THE son of a Merseyside nursing home owner funnelled more than £100,000 into an employee's bank account so they could fund their cocaine addiction.

A court heard that Paul Geary, the owner's son, had turned to drugs after the mental trauma he suffered by being at the tragic Hillsborough match was reignited in 2012 by the official inquiry into the disaster.

He also lost his father and that combined with his involvement in the independent Hillsborough inquiry led to him needing counselling and possibly suffering from post traumatic stress disorder.

"He does not advance that to excuse what he has done but it may provide some background as to why a man in his 40s should have found himself using more and more recreational cocaine," said his barrister Jonathan Duffy.

Geary, 46, of Kingsway, Wallasey, pleaded guilty to four offences of theft by employee and one of fraud by abuse of position.

He appeared in the dock alongside care worker Michael Challis, of Malwood Street, Toxteth, who admitted one offence of theft.

Imposing suspended prison sentences on both men the judge, Recorder Barrie Searle, said that they "had been in it together," and described Geary as having "cooked the books."

Zia Chaudhry, prosecuting, told Liverpool Crown Court that the offences involved Abbey Lawns Nursing Home in Anfield owned by Geary's mother, Joan Geary.
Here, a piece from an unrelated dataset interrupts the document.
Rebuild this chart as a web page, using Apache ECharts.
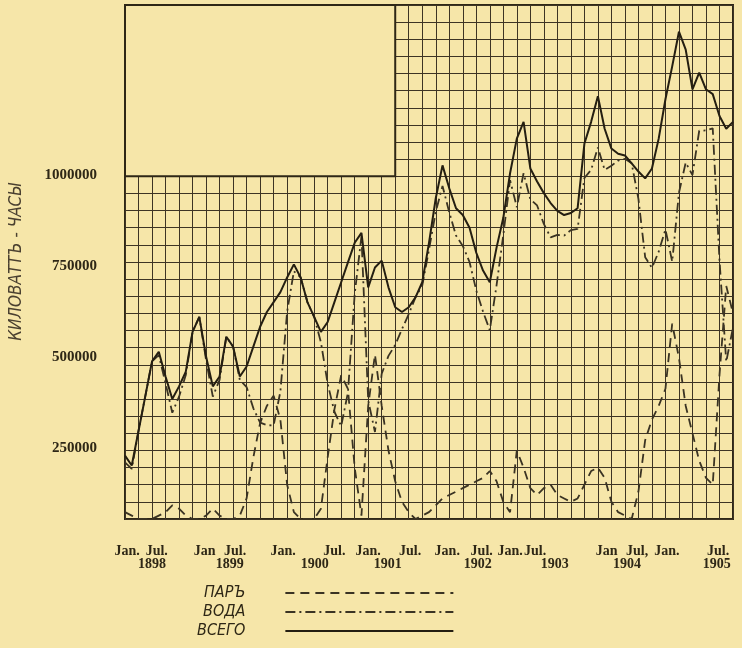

"He worked for the company as pay roll manager and also dealt with day to day office duties, having worked there since 1989.

"He would receive the wage sheets from the accountant and would then make payments using the company's bank.

"Michael Challis also worked there and his role was a health care assistant and had worked there for approximately ten years the time.

"Between 2014 to the middle of last year there was systematic overpayment of wages to Challis by Paul Geary.

"The relevant work sheets were being altered to show Challis was working much longer than he really had and so greater payments than he was really entitled to were going into his bank account.

"This amounted over a period of time to £104,563," said Mr Chaudhry.

Matters came to the attention of the police when Geary complained to police that 50-year-old Challis was blackmailing him.

He claimed that after his cocaine use got out of control he had found himself in debt to Challis who gave him drugs on tick and so he began falsifying his work records.

Challis said they both had the same drug dealer and it was Geary who paid their drug debt and denied blackmail.

Mr Chaudhry said it was clear neither account was entirely correct.

He added: "The bottom line is that both defendants were responsible for this enterprise in which money was taken from the business."

He pointed out that text messages showed that Geary had gambling problems as well as a drug habit.

The court heard that Mrs Geary, who is still running the business, relies on her son and would be adversely affected if he was jailed.

He has, so far, repaid £5,700 and is continuing to make payments.

Rachel Oakdene, defending, said that Challis, a divorced father-of-one, did voluntary work for KIND involved with disadvantaged children and he had been a care worker for 25 years.

At the time of the offence he had "an acute addiction to cocaine but is now drug free.

"He feels enormous shame and embarrassment and deeply regrets his involvement."

Challis, who now has a new job, looks after his mum, she added.

Mr Duffy said that Geary also felt enormous shame and remorse.

He had made "a catastrophic decision" to behave as he did.

He is now working with autistic adults and helps out at the nursing home but not in the same capacity.

He said that his contact with the independent police investigation into Hillsborough "re-opened wounds for him in respect of which has received considerable counselling."

The underlying reason he did what he did was his burgeoning drug debt and he felt under pressure to pay, said Mr Duffy.

He pointed out that Geary is not a well man, having three stents inserted because of heart trouble and has had serious spinal problems which means he walks with a crutch.

Recorder Searle told the two men, that cocaine, a Class A drug: "was responsible for the destruction of peoples lives.

"I do not say that glibly, it brings misery and destruction to family lives in this city and in the court's experience people becoming involved with that drug are not entirely candid."

He said it was difficult to see any evidence of blackmail and as far as he was concerned Challis was "an equal partner as far as the supply of that drug was concerned."

The judge said that if Geary was sent straight to prison his mum, who relies on him, would become a victim for the second time.

He sentenced him to two years imprisonment suspended for two years and order him to carry out 200 hours unpaid work and ten days rehabilitation activities.

Challis was sentenced to 12 months imprisonment suspended for two years and ordered to carry out 150 hours unpaid work and 20 days rehabilitation activities.